On 12 May Masra formally appealed to the Constitutional Council to have the election annulled, saying that Les Transformateurs had amassed evidence of electoral fraud. Prior to this, several of his supporters had been arrested on charges of forgery and using false documents to obtain access to vote counts. On 16 May, Déby's victory was confirmed by the Constitutional Council, which also rejected Masra's arguments.

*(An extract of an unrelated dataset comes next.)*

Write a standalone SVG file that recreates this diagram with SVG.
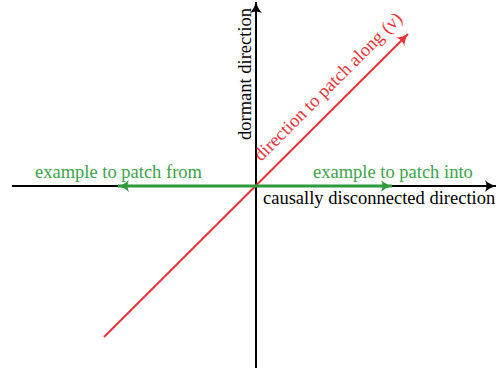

| Candidate |  | Party | Votes | % |
|  | Mahamat Déby | Patriotic Salvation Movement | 3,777,279 | 61.00 |
|  | Succès Masra | Les Transformateurs | 1,148,245 | 18.54 |
|  | Albert Pahimi Padacké | National Rally for Democracy in Chad | 1,048,015 | 16.93 |
|  | Lydie Beassemda | Party for Integral Democracy and Independence | 59,632 | 0.96 |
|  | Théophile Bongoro [fr] | Party for Rally and Equity in Chad | 46,784 | 0.76 |
|  | Alladoum Djarma [ha] | Chadian Socialist Action for Renewal | 33,765 | 0.55 |
|  | Brice Guedmbaye [ha] | Movement of Patriotic Chadians for the Republic | 27,848 | 0.45 |
|  | Yacine Abdramane Sakine [fr] | Reformist Party [fr] | 22,328 | 0.36 |
|  | Mansiri Lopsikréo [fr] | Les Élites | 15,147 | 0.24 |
|  | Nasra Djimasngar [fr] | A New Day | 12,738 | 0.21 |
| Total |  |  | 6,191,781 | 100.00 |
| Valid votes |  |  | 6,191,781 | 99.62 |
| Invalid/blank votes |  |  | 23,463 | 0.38 |
| Total votes |  |  | 6,215,244 | 100.00 |
| Registered voters/turnout |  |  | 8,202,207 | 75.78 |
Source: Africa 24

==Aftermath==
On 22 May, Succès Masra submitted his resignation as prime minister as well as that of the transitional government. On 23 May, Mahamat Déby was sworn in as the elected president.